## [WHAT YOU NEED TO DO]
The records should be repeated word for word, pictures excluded.

## [Rows from a dataset]
****************************************

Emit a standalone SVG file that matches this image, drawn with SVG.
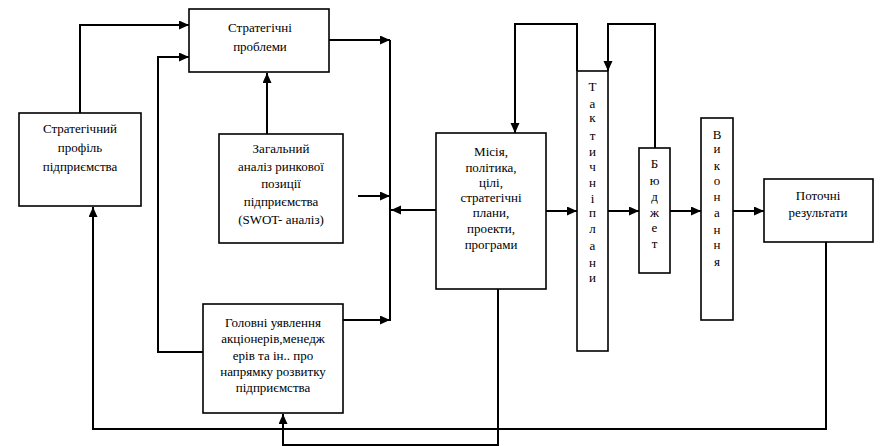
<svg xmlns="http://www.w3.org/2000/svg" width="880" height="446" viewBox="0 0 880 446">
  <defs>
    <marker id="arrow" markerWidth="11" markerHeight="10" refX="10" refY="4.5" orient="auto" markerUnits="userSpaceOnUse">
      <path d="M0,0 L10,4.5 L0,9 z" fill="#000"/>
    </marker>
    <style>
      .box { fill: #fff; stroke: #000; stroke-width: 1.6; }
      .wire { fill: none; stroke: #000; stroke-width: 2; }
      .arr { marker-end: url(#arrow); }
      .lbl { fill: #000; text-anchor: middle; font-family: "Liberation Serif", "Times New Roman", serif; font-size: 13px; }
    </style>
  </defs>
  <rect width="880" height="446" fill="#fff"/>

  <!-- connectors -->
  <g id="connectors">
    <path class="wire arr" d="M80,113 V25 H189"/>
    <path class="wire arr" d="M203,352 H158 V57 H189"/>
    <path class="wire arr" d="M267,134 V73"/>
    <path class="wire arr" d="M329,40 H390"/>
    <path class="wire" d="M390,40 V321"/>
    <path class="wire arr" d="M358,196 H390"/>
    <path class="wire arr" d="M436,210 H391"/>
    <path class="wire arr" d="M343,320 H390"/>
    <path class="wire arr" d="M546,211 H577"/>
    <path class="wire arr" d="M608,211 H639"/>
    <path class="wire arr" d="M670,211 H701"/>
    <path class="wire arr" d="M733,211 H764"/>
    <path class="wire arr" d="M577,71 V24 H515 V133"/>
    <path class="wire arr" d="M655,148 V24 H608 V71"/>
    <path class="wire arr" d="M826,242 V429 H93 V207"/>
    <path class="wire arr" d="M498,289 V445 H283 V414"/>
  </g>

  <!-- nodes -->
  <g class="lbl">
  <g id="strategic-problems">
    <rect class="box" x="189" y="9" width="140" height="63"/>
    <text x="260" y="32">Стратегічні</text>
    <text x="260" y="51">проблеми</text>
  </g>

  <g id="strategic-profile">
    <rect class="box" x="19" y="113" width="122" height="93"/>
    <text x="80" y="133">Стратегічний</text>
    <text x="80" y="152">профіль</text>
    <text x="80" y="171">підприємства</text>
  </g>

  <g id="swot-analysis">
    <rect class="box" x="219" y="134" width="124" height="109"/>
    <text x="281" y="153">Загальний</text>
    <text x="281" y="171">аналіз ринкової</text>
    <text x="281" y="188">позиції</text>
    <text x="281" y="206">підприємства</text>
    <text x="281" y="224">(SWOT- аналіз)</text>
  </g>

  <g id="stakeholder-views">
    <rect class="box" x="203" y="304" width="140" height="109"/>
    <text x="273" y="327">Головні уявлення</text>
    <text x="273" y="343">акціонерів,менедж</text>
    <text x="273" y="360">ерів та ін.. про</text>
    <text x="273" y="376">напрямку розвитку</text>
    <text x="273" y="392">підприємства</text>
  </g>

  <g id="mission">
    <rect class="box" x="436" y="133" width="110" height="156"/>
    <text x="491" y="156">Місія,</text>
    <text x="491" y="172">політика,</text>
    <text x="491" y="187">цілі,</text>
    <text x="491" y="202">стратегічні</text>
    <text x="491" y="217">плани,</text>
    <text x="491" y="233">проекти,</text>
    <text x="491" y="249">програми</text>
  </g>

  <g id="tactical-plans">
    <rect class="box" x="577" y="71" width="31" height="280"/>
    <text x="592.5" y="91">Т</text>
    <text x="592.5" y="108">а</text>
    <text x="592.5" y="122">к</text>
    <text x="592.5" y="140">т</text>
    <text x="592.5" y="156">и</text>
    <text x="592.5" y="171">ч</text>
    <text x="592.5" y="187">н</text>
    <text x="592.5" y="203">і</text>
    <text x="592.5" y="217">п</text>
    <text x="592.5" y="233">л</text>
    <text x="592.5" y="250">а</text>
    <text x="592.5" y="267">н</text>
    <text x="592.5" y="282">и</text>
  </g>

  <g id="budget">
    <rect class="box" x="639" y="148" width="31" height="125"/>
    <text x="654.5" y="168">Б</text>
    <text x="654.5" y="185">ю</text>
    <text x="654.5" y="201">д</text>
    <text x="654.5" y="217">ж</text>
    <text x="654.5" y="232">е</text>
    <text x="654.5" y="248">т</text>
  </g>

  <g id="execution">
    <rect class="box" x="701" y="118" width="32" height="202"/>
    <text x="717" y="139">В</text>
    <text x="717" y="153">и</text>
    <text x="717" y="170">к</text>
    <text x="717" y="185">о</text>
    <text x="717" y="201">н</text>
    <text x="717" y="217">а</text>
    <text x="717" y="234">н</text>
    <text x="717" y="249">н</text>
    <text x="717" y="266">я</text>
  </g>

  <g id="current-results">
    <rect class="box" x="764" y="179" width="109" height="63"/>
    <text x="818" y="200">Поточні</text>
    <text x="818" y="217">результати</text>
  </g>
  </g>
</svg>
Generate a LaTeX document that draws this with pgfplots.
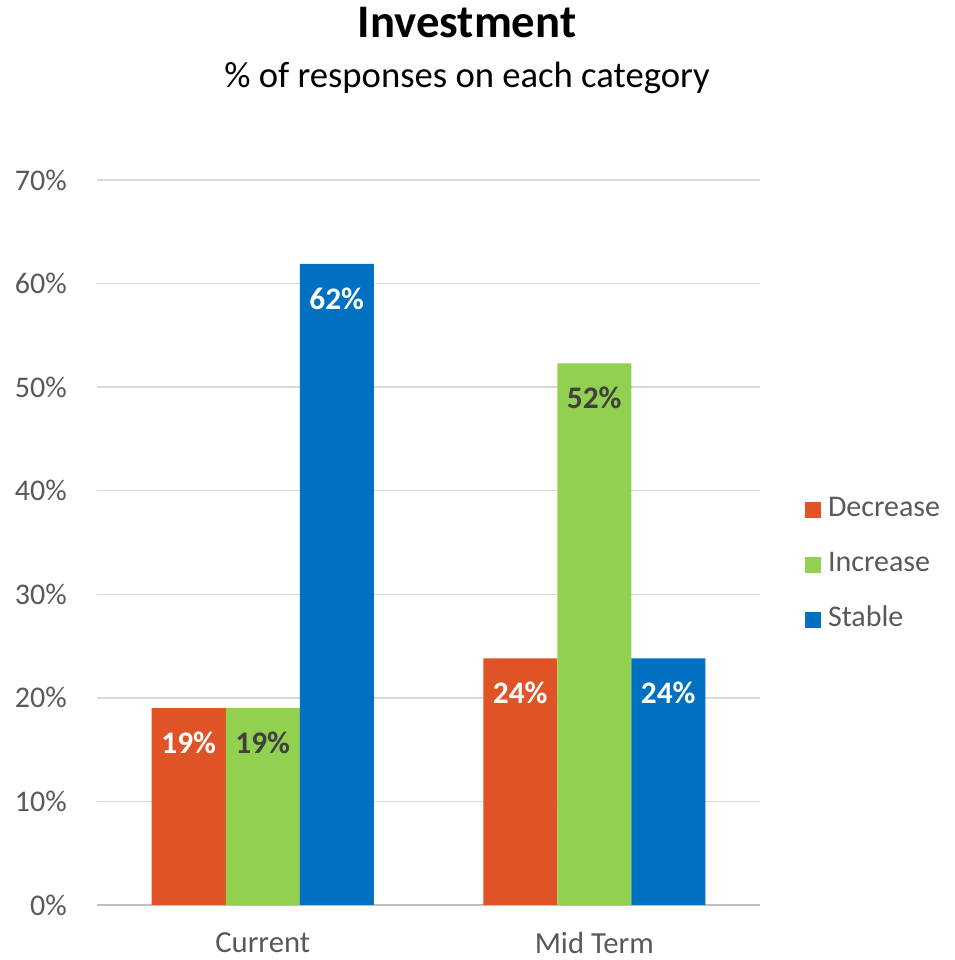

****************************************

## [EXERCISE RESULT]
Emit a standalone SVG file that matches this image, drawn with SVG.
<svg xmlns="http://www.w3.org/2000/svg" width="880" height="446" viewBox="0 0 880 446">
  <defs>
    <marker id="arrow" markerWidth="11" markerHeight="10" refX="10" refY="4.5" orient="auto" markerUnits="userSpaceOnUse">
      <path d="M0,0 L10,4.5 L0,9 z" fill="#000"/>
    </marker>
    <style>
      .box { fill: #fff; stroke: #000; stroke-width: 1.6; }
      .wire { fill: none; stroke: #000; stroke-width: 2; }
      .arr { marker-end: url(#arrow); }
      .lbl { fill: #000; text-anchor: middle; font-family: "Liberation Serif", "Times New Roman", serif; font-size: 13px; }
    </style>
  </defs>
  <rect width="880" height="446" fill="#fff"/>

  <!-- connectors -->
  <g id="connectors">
    <path class="wire arr" d="M80,113 V25 H189"/>
    <path class="wire arr" d="M203,352 H158 V57 H189"/>
    <path class="wire arr" d="M267,134 V73"/>
    <path class="wire arr" d="M329,40 H390"/>
    <path class="wire" d="M390,40 V321"/>
    <path class="wire arr" d="M358,196 H390"/>
    <path class="wire arr" d="M436,210 H391"/>
    <path class="wire arr" d="M343,320 H390"/>
    <path class="wire arr" d="M546,211 H577"/>
    <path class="wire arr" d="M608,211 H639"/>
    <path class="wire arr" d="M670,211 H701"/>
    <path class="wire arr" d="M733,211 H764"/>
    <path class="wire arr" d="M577,71 V24 H515 V133"/>
    <path class="wire arr" d="M655,148 V24 H608 V71"/>
    <path class="wire arr" d="M826,242 V429 H93 V207"/>
    <path class="wire arr" d="M498,289 V445 H283 V414"/>
  </g>

  <!-- nodes -->
  <g class="lbl">
  <g id="strategic-problems">
    <rect class="box" x="189" y="9" width="140" height="63"/>
    <text x="260" y="32">Стратегічні</text>
    <text x="260" y="51">проблеми</text>
  </g>

  <g id="strategic-profile">
    <rect class="box" x="19" y="113" width="122" height="93"/>
    <text x="80" y="133">Стратегічний</text>
    <text x="80" y="152">профіль</text>
    <text x="80" y="171">підприємства</text>
  </g>

  <g id="swot-analysis">
    <rect class="box" x="219" y="134" width="124" height="109"/>
    <text x="281" y="153">Загальний</text>
    <text x="281" y="171">аналіз ринкової</text>
    <text x="281" y="188">позиції</text>
    <text x="281" y="206">підприємства</text>
    <text x="281" y="224">(SWOT- аналіз)</text>
  </g>

  <g id="stakeholder-views">
    <rect class="box" x="203" y="304" width="140" height="109"/>
    <text x="273" y="327">Головні уявлення</text>
    <text x="273" y="343">акціонерів,менедж</text>
    <text x="273" y="360">ерів та ін.. про</text>
    <text x="273" y="376">напрямку розвитку</text>
    <text x="273" y="392">підприємства</text>
  </g>

  <g id="mission">
    <rect class="box" x="436" y="133" width="110" height="156"/>
    <text x="491" y="156">Місія,</text>
    <text x="491" y="172">політика,</text>
    <text x="491" y="187">цілі,</text>
    <text x="491" y="202">стратегічні</text>
    <text x="491" y="217">плани,</text>
    <text x="491" y="233">проекти,</text>
    <text x="491" y="249">програми</text>
  </g>

  <g id="tactical-plans">
    <rect class="box" x="577" y="71" width="31" height="280"/>
    <text x="592.5" y="91">Т</text>
    <text x="592.5" y="108">а</text>
    <text x="592.5" y="122">к</text>
    <text x="592.5" y="140">т</text>
    <text x="592.5" y="156">и</text>
    <text x="592.5" y="171">ч</text>
    <text x="592.5" y="187">н</text>
    <text x="592.5" y="203">і</text>
    <text x="592.5" y="217">п</text>
    <text x="592.5" y="233">л</text>
    <text x="592.5" y="250">а</text>
    <text x="592.5" y="267">н</text>
    <text x="592.5" y="282">и</text>
  </g>

  <g id="budget">
    <rect class="box" x="639" y="148" width="31" height="125"/>
    <text x="654.5" y="168">Б</text>
    <text x="654.5" y="185">ю</text>
    <text x="654.5" y="201">д</text>
    <text x="654.5" y="217">ж</text>
    <text x="654.5" y="232">е</text>
    <text x="654.5" y="248">т</text>
  </g>

  <g id="execution">
    <rect class="box" x="701" y="118" width="32" height="202"/>
    <text x="717" y="139">В</text>
    <text x="717" y="153">и</text>
    <text x="717" y="170">к</text>
    <text x="717" y="185">о</text>
    <text x="717" y="201">н</text>
    <text x="717" y="217">а</text>
    <text x="717" y="234">н</text>
    <text x="717" y="249">н</text>
    <text x="717" y="266">я</text>
  </g>

  <g id="current-results">
    <rect class="box" x="764" y="179" width="109" height="63"/>
    <text x="818" y="200">Поточні</text>
    <text x="818" y="217">результати</text>
  </g>
  </g>
</svg>
Generate a LaTeX document that draws this with pgfplots.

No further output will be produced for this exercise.